Apa yang bisa dilakukan generasi milenial untuk menghapus stigma negatif  ini? Generasi milenial kita adalah generasi yang kreatif. Kita bisa mengemas sejarah dalam bentuk karya seperti animasi, komik, karya sastra, film, dan lain-lain. Generasi milenial yang berpofesi sebagai guru juga bisa mengemas pelajaran sejarah semenarik dan seinteraktif mungkin. Dengan itu diharapkan anak-anak muda Indonesia semakin tertarik untuk mempelajari sejarah, terutama sejarah proklamasi dan perjuangan proklamator kita.

Zohri, mengharumkan nama Indonesia melalui Atletik

Hal lain yang bisa dilakukan generasi milenial untuk mengapresiasi proklamasi dan proklamator kita ialah berkarya dan mencoba membuat kemajuan untuk bangsa Indonesia sesuai dengan semangat dan cita-citanya masing-masing. Hidup dengan penuh rasa syukur dan kebanggaan sebagai rakyat Indonesia, serta mengoptimalkan potensi untuk mencapai prestasi yang bisa mengharumkan nama bangsa juga salah satu bentuk apresiasi yang dapat kita lakukan.

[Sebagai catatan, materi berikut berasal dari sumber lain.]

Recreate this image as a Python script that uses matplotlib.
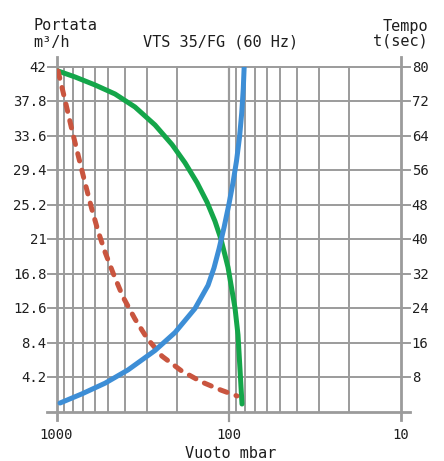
import matplotlib
matplotlib.use("Agg")
import matplotlib.pyplot as plt
from matplotlib.transforms import offset_copy

# ---- data ----
# green: flow (left axis, m3/h) vs vacuum (mbar)
vac_flow = [980, 780, 597.5, 457, 350, 267.7, 213.2, 179.2, 152.6, 133.5, 120, 110.7,
            100.8, 91.8, 88.2, 85.9, 83.6]
flow = [41.48, 40.75, 39.78, 38.68, 37.1, 34.91, 32.53, 30.31, 27.90, 25.53, 23.2, 21.01,
        17.6, 12.65, 9.37, 5.23, 0.97]

# blue: pump-down time (right axis, s) vs vacuum (mbar)
vac_time = [954.3, 710.9, 522.6, 384.1, 267.7, 204.8, 156.8, 131.7, 121.6, 113.7, 106.3,
            99.5, 94.3, 90.0, 86.4, 83.9, 82.2, 81.2]
time_s = [2.08, 4.21, 6.67, 9.75, 14.25, 18.42, 23.98, 29.35, 33.39, 37.79, 42.76, 48.21,
          53.12, 58.15, 63.72, 69.32, 74.88, 80.0]

# red dashed (left axis) vs vacuum (mbar)
vac_red = [980, 892.8, 816, 746.9, 683, 626, 574, 522.6, 469.5, 410.8, 350, 298, 243.8,
           189.1, 144.7, 110.7, 89.4]
red = [41.48, 37.95, 34.42, 31.14, 27.86, 24.81, 22.02, 19.46, 16.91, 13.99, 11.31, 8.98,
       6.79, 5.05, 3.69, 2.66, 1.95]

left_ticks = [4.2, 8.4, 12.6, 16.8, 21, 25.2, 29.4, 33.6, 37.8, 42]
left_labels = ["4.2", "8.4", "12.6", "16.8", "21", "25.2", "29.4", "33.6", "37.8", "42"]
right_ticks = [8, 16, 24, 32, 40, 48, 56, 64, 72, 80]
right_labels = ["8", "16", "24", "32", "40", "48", "56", "64", "72", "80"]
x_major = [1000, 100, 10]
x_labels = ["1000", "100", "10"]
x_minor = [900, 800, 700, 600, 500, 400, 300, 200, 90, 80, 70, 60, 50, 40, 30, 20]

GRID = "#9b9b9b"
TXT = "#1e1e1e"
GREEN = "#14a64a"
BLUE = "#3d8ed6"
RED = "#c9553f"
FONT = "DejaVu Sans Mono"

fig = plt.figure(figsize=(4.44, 4.61), dpi=100)
ax = fig.add_axes([0.1273, 0.1063, 0.7752, 0.749])
ax.set_xscale("log")
ax.set_xlim(1000, 10)
ax.set_ylim(0, 42)
ax.set_axis_off()
ax2 = ax.twinx()
ax2.set_xscale("log")
ax2.set_xlim(1000, 10)
ax2.set_ylim(0, 80)
ax2.set_axis_off()

W = 344.2
H = 345.3
xt = ax.get_xaxis_transform()
yt = ax.get_yaxis_transform()

for x in x_minor:
    ax.plot([x, x], [0, 1], transform=xt, color=GRID, lw=1.4, zorder=1, clip_on=False)
for x in [1000, 10]:
    ax.plot([x, x], [-8 / H, 1 + 10 / H], transform=xt, color=GRID, lw=2.0, zorder=1, clip_on=False)
ax.plot([100, 100], [-9 / H, 1], transform=xt, color=GRID, lw=1.6, zorder=1, clip_on=False)
for y in left_ticks:
    ax.plot([-9 / W, 1 + 9 / W], [y, y], transform=yt, color=GRID, lw=1.4, zorder=1, clip_on=False)
ax.plot([-9.5 / W, 1 + 9.5 / W], [0, 0], transform=yt, color=GRID, lw=2.0, zorder=1, clip_on=False)

# curves
ax.plot(vac_flow, flow, color=GREEN, lw=3.6, solid_capstyle="round", solid_joinstyle="round", zorder=3)
ax.plot(vac_red, red, color=RED, lw=3.6, dashes=(1.5, 1.9), dash_capstyle="round", zorder=4)
ax2.plot(vac_time, time_s, color=BLUE, lw=3.6, solid_capstyle="round", solid_joinstyle="round", zorder=5)

# tick labels
tl = offset_copy(yt, fig=fig, x=0, y=-5, units="dots")
for y, l in zip(left_ticks, left_labels):
    ax.text(-10 / W, y, l, transform=tl, ha="right", va="baseline", fontsize=10, family=FONT, color=TXT)
tr = offset_copy(ax2.get_yaxis_transform(), fig=fig, x=0, y=-5, units="dots")
for y, l in zip(right_ticks, right_labels):
    ax2.text(1 + 11 / W, y, l, transform=tr, ha="left", va="baseline", fontsize=10, family=FONT, color=TXT)
tb = offset_copy(xt, fig=fig, x=0, y=-27, units="dots")
for x, l in zip(x_major, x_labels):
    ax.text(x, 0, l, transform=tb, ha="center", va="baseline", fontsize=10, family=FONT, color=TXT)

# header texts
def ft(px, py, s, ha):
    fig.text(px / 444, (461 - py) / 461, s, ha=ha, va="baseline", fontsize=11, family=FONT, color=TXT)

ft(33, 30.5, "Portata", "left")
ft(33, 46.5, "m³/h", "left")
ft(220.5, 46.5, "VTS 35/FG (60 Hz)", "center")
ft(428, 30.5, "Tempo", "right")
ft(428, 46, "t(sec)", "right")
ft(230.5, 458, "Vuoto mbar", "center")

fig.savefig("out.png", dpi=100)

 Jangan lupakan bahwa proklamasi bukan hanya momen yang dirayakan sebagai ulang tahun Indonesia, tapi juga pengingat bahwa kita memiliki tanggung jawab untuk mempertahankan identitas dan keutuhan bangsa kita. Ingatlah bahwa kebebasan yang kita nikmati saat ini adalah buah dari darah, keringat, dan air mata founding fathers kita.